What do you mean by "the tech tree ends before Tanks"?
I'm pretty sure he meant most of his games end when no one including him has gone through the modern era techs, the bottom of the tree anyway. Quite a few Prince players have complained about either this, some have even reported it as "a bug", or about the AI falling so much behind it's ridiculous (eg: all of them end up two full eras behind the human by Modern).
I played my first two BNW games on Prince to get a feel of the new features and I indeed found it slow, if not quite as slow as Horizons and others have described (I played on Immortal/Emperor on G&K, so I rather had the super-runaway human, super backward AI situation). On the King games I played before getting back to Emperor, I noticed it's already much better balanced, if still slower than pre-BNW and post-BNW on Emperor and above. But it's only back on Emperor that I really started to experience how the tourism/ideology systems were really designed to work, the TR from science etc. It's like King is the new Prince - with the new mechanics and a bit of advice to optimize the growth/science aspect of your game it's now easier to perform well on King and definitely more fun to do it on King than Prince, without the problem of the AI falling so much behind and giving you really boring games (unless you're satisfied with running away and playing in your sandbox toward the victory of your choice).
IMO, that might be a side effect of the new mechanics. On Prince players (human and AI) have zero science benefits from early Trade Route, so they go through Ancient and Classical eras much slower than it's done on higher levels, where the science lead of the AI carries you along (having saved you tons of research turns by the mid-game, while the AI also kept up). Depriving one of the AI of the GL seems to reduce the odds even one AI can become a runaway (and thus of at least one target for spying, and for RA, and beakers from TR), so the human takes a science lead very early in turn #, but by doing so to advance in the tree he must rely exclusively on his own beaker production (and occasional GS) for the rest of the game. The average human player also has little hope of stealing techs on Prince, by Renaissance there's very few ever available unless you follow the strategy of teching up the tree to let the AI research the bottom first, and even then.. it's so backward it's not that great an idea), and RAs are more than worthless on Prince (which doesn't stop the AI from spending its gold on that). None of this helps the Prince players advance fast in science, and rapidly their game fall behind the "historical times" (ie: they get Riflemen in the 1900s, tanks barely start to appear by the endgame etc.). It seems frequent on Prince that by the endgame (early by diplo win, or a bit later by culture, or even Time) many of the AIs have not yet picked an Ideology.

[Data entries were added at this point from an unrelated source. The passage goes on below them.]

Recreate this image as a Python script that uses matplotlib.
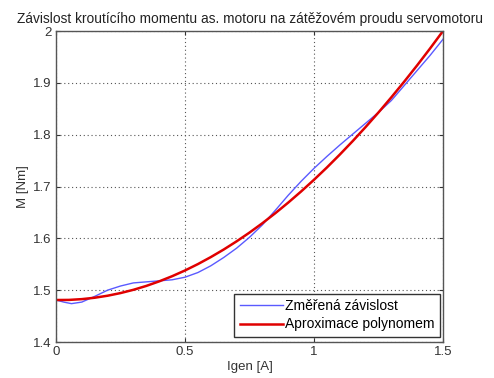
import matplotlib
matplotlib.use("Agg")
import matplotlib.pyplot as plt
import numpy as np

plt.rcParams['font.family'] = ['Liberation Sans', 'DejaVu Sans']

title = "Závislost kroutícího momentu as. motoru na zátěžovém proudu servomotoru"
xlabel = "Igen [A]"
ylabel = "M [Nm]"
legend_labels = ["Změřená závislost", "Aproximace polynomem"]

x_meas = [0.0, 0.03, 0.06, 0.1, 0.15, 0.2, 0.25, 0.3, 0.35, 0.4, 0.45, 0.5, 0.55, 0.6,
          0.65, 0.7, 0.75, 0.8, 0.85, 0.9, 0.95, 1.0, 1.05, 1.1, 1.15, 1.2, 1.25, 1.3,
          1.35, 1.4, 1.45, 1.5]
y_meas = [1.481, 1.477, 1.474, 1.477, 1.488, 1.500, 1.508, 1.514, 1.516, 1.518, 1.520,
          1.525, 1.534, 1.547, 1.563, 1.581, 1.602, 1.626, 1.654, 1.683, 1.710, 1.735,
          1.758, 1.780, 1.801, 1.822, 1.843, 1.866, 1.895, 1.924, 1.953, 1.984]

x_fit = [0.0, 0.05, 0.1, 0.15, 0.2, 0.25, 0.3, 0.35, 0.4, 0.45, 0.5, 0.55, 0.6, 0.65,
         0.7, 0.75, 0.8, 0.85, 0.9, 0.95, 1.0, 1.05, 1.1, 1.15, 1.2, 1.25, 1.3, 1.35,
         1.4, 1.45, 1.5]
y_fit = [1.481, 1.4812, 1.4827, 1.4854, 1.4893, 1.4944, 1.5007, 1.5082, 1.5170, 1.5269,
         1.538, 1.5503, 1.5638, 1.5784, 1.5942, 1.6111, 1.6292, 1.6485, 1.6689, 1.6904,
         1.713, 1.7367, 1.7616, 1.7876, 1.8147, 1.8429, 1.8722, 1.9025, 1.9339, 1.9664,
         2.000]

xticks = [0, 0.5, 1, 1.5]
xticklabels = ["0", "0.5", "1", "1.5"]
yticks = [1.4, 1.5, 1.6, 1.7, 1.8, 1.9, 2.0]
yticklabels = ["1.4", "1.5", "1.6", "1.7", "1.8", "1.9", "2"]

fig = plt.figure(figsize=(4.94, 3.78), dpi=100)
ax = fig.add_axes([56/494, 1-342/378, (443-56)/494, (342-31)/378])

ax.plot(x_meas, y_meas, color='#5a5aff', lw=1.0, label=legend_labels[0])
ax.plot(x_fit, y_fit, color='#e00000', lw=1.8, label=legend_labels[1])

ax.set_xlim(0, 1.5)
ax.set_ylim(1.4, 2.0)
ax.set_xticks(xticks)
ax.set_xticklabels(xticklabels)
ax.set_yticks(yticks)
ax.set_yticklabels(yticklabels)
ax.grid(True, linestyle=(0, (1, 2.5)), color='#555555', lw=0.8)
ax.tick_params(direction='in', top=True, right=True, labelsize=9.5, colors='#333333',
               length=3, pad=3)
for s in ax.spines.values():
    s.set_color('#555555')
    s.set_linewidth(1.0)

ax.set_title(title, fontsize=9.9, color='#222222', pad=6)
ax.set_xlabel(xlabel, fontsize=9.5, color='#333333', labelpad=2)
ax.set_ylabel(ylabel, fontsize=9.5, color='#333333', labelpad=3)

leg = ax.legend(loc='lower right', fontsize=10, fancybox=False, framealpha=1,
                edgecolor='#333333', bbox_to_anchor=(1 - 3/387, 5/311),
                borderaxespad=0, handlelength=3.1, handletextpad=0.15,
                labelspacing=0.3, borderpad=0.4)
leg.get_frame().set_linewidth(1.0)

fig.savefig('out.png', dpi=100)
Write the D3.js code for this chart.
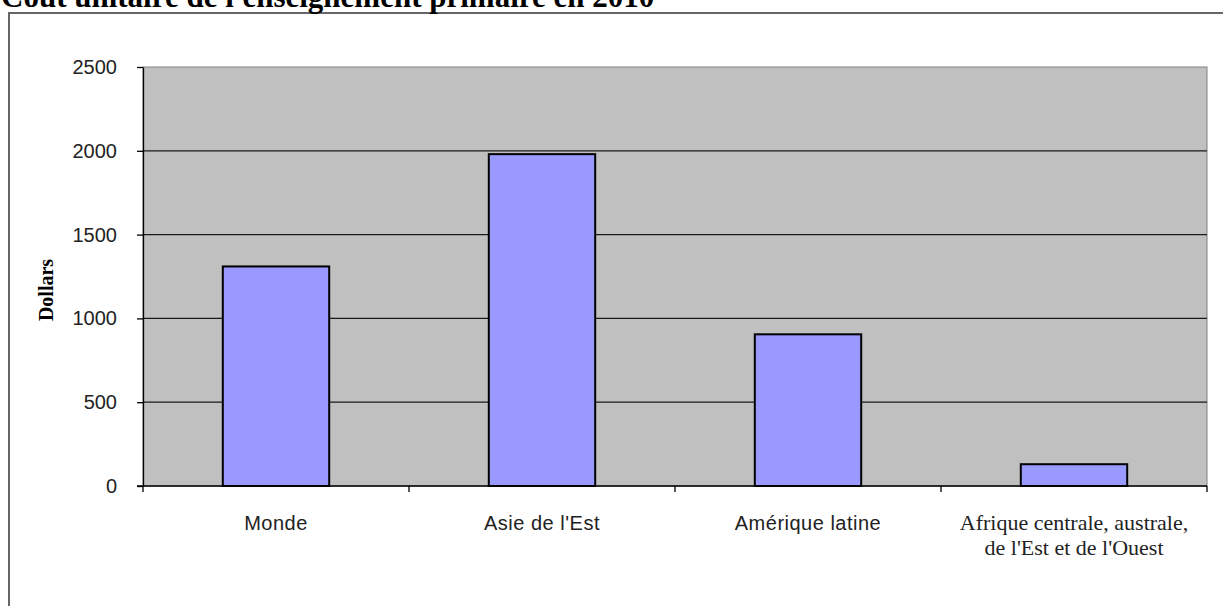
<!DOCTYPE html>
<html>
<head>
<meta charset="utf-8">
<script src="https://cdn.jsdelivr.net/npm/d3@7"></script>
<style>
  html, body { margin: 0; padding: 0; background: #fff; }
  svg { display: block; }
</style>
</head>
<body>
<svg id="chart" width="1223" height="606"></svg>
<script>
// Unit cost of primary education, 2010 (US dollars)
const categories = ["Monde", "Asie de l'Est", "Amérique latine", "Afrique centrale, australe, de l'Est et de l'Ouest"];
const values = [1310, 1980, 905, 130];
const yTicks = [0, 500, 1000, 1500, 2000, 2500];

const svg = d3.select("#chart");
const W = 1223, H = 606;
const plot = { left: 143, right: 1207, top: 67, bottom: 486 };
const SANS = "'Liberation Sans', Arial, sans-serif";
const SERIF = "'Liberation Serif', 'Times New Roman', serif";

// Outer chart frame (extends beyond the right edge)
svg.append("rect")
  .attr("x", 9).attr("y", 13)
  .attr("width", W + 20).attr("height", H + 20)
  .attr("fill", "#fff").attr("stroke", "#666").attr("stroke-width", 2);

// Title
svg.append("text")
  .attr("x", 1).attr("y", 7)
  .attr("font-family", SERIF)
  .attr("font-weight", "bold").attr("font-size", 31)
  .attr("fill", "#000")
  .text("Coût unitaire de l'enseignement primaire en 2010");

const x = d3.scaleBand().domain(categories).range([plot.left, plot.right]).paddingInner(0.6).paddingOuter(0.3);
const xBand = d3.scaleBand().domain(categories).range([plot.left, plot.right]);
const y = d3.scaleLinear().domain([0, 2500]).range([plot.bottom, plot.top]);

// Plot area background
svg.append("rect")
  .attr("x", plot.left).attr("y", plot.top)
  .attr("width", plot.right - plot.left).attr("height", plot.bottom - plot.top)
  .attr("fill", "#c0c0c0").attr("stroke", "#808080").attr("stroke-width", 1);

// Horizontal gridlines
svg.append("g").selectAll("line")
  .data(yTicks.filter(d => d > 0 && d < 2500))
  .join("line")
  .attr("x1", plot.left).attr("x2", plot.right)
  .attr("y1", d => y(d)).attr("y2", d => y(d))
  .attr("stroke", "#1a1a1a").attr("stroke-width", 1.3);

// Bars
svg.append("g").selectAll("rect")
  .data(categories)
  .join("rect")
  .attr("x", d => x(d))
  .attr("y", (d, i) => y(values[i]))
  .attr("width", x.bandwidth())
  .attr("height", (d, i) => y(0) - y(values[i]))
  .attr("fill", "#9999ff").attr("stroke", "#000").attr("stroke-width", 2);

// Y axis
const yAxis = d3.axisLeft(y).tickValues(yTicks).tickFormat(d3.format("d"))
  .tickSize(6).tickSizeOuter(0).tickPadding(20);
const gy = svg.append("g").attr("transform", `translate(${plot.left},0)`).call(yAxis);
gy.select(".domain").attr("stroke", "#000").attr("stroke-width", 1.3);
gy.selectAll(".tick line").attr("stroke", "#000").attr("stroke-width", 1.3);
gy.selectAll(".tick text")
  .attr("font-family", SANS)
  .attr("font-size", 20).attr("fill", "#222");

// X axis baseline with ticks at band boundaries
svg.append("line")
  .attr("x1", plot.left - 6).attr("x2", plot.right)
  .attr("y1", plot.bottom).attr("y2", plot.bottom)
  .attr("stroke", "#000").attr("stroke-width", 1.3);
const bounds = categories.map(c => xBand(c)).concat([plot.right]);
svg.append("g").selectAll("line")
  .data(bounds)
  .join("line")
  .attr("x1", d => d).attr("x2", d => d)
  .attr("y1", plot.bottom).attr("y2", plot.bottom + 6)
  .attr("stroke", "#000").attr("stroke-width", 1.3);

// Category labels
const labelLines = [["Monde"], ["Asie de l'Est"], ["Amérique latine"], ["Afrique centrale, australe,", "de l'Est et de l'Ouest"]];
categories.forEach((c, i) => {
  const serif = i === 3;
  const t = svg.append("text")
    .attr("text-anchor", "middle")
    .attr("font-family", serif ? SERIF : SANS)
    .attr("font-size", serif ? 22 : 20)
    .attr("letter-spacing", serif ? 0 : 0.5)
    .attr("fill", "#222");
  labelLines[i].forEach((line, j) => {
    t.append("tspan")
      .attr("x", xBand(c) + xBand.bandwidth() / 2)
      .attr("y", 530 + j * 25)
      .text(line);
  });
});

// Y axis title
svg.append("text")
  .attr("transform", `translate(53,290) rotate(-90)`)
  .attr("text-anchor", "middle")
  .attr("font-family", SERIF)
  .attr("font-weight", "bold").attr("font-size", 20)
  .attr("fill", "#000")
  .text("Dollars");
</script>
</body>
</html>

Other factors that don't seem to help are that the AI on Prince can't expand as much, because it doesn't have the extra happiness for it. It plays with much fewer cities, but not necessarily following a good tall-tradition strat but going Liberty or Honor (and as a side effect, on large maps this means games in which the warmonger penalties will be
very steep: not enough cities for each AI, not enough cities settled on the map until very, very late game = much higher penalties than on higher levels where the large map is full by mid-game). None of that helps the AI much with its science Culture-wise, the AI can't have many buildings for GW, for lack of cities, and on Prince it's almost a fluke that it gets Wonders, so in most games the AI has low tourism, which trivializes the whole Ideology system (it's easy to win it even without the Internet) and the teching is so slow it's normal the game ends with a few AI not even having picked an Ideology. All that also means the AI runs out of options to increase its happiness: no Wonders, few cities = few buildings plus it techs too slowly to get the late game ones, the player also doesn't let it keep CS allies for long.
Horizons seems to describe the type of Prince game played very casually without an emphasis on growth, with early bulbing of GS to needlessly start building Wonders you're certain to bag anyway - neglecting getting those 3 academies for the capital - or else too few Specialists, or the wrong ones, assigned. Also, opening Rationalism too late, not having enough early CS allies or neglecting to adopt Scholasticism, etc. Not playing a
great sandbox science game on Prince seems to result in those ultra-slow science Prince games post-patch.
OTOH, Prince players who adopt the growth-science emphasis do keep up (ie: in reaching techs earlier, if not as fast as on the highest levels) but for lack of any AI competition they become totally overpowered by the Renaissance and have boring, slow or sandbox endgames.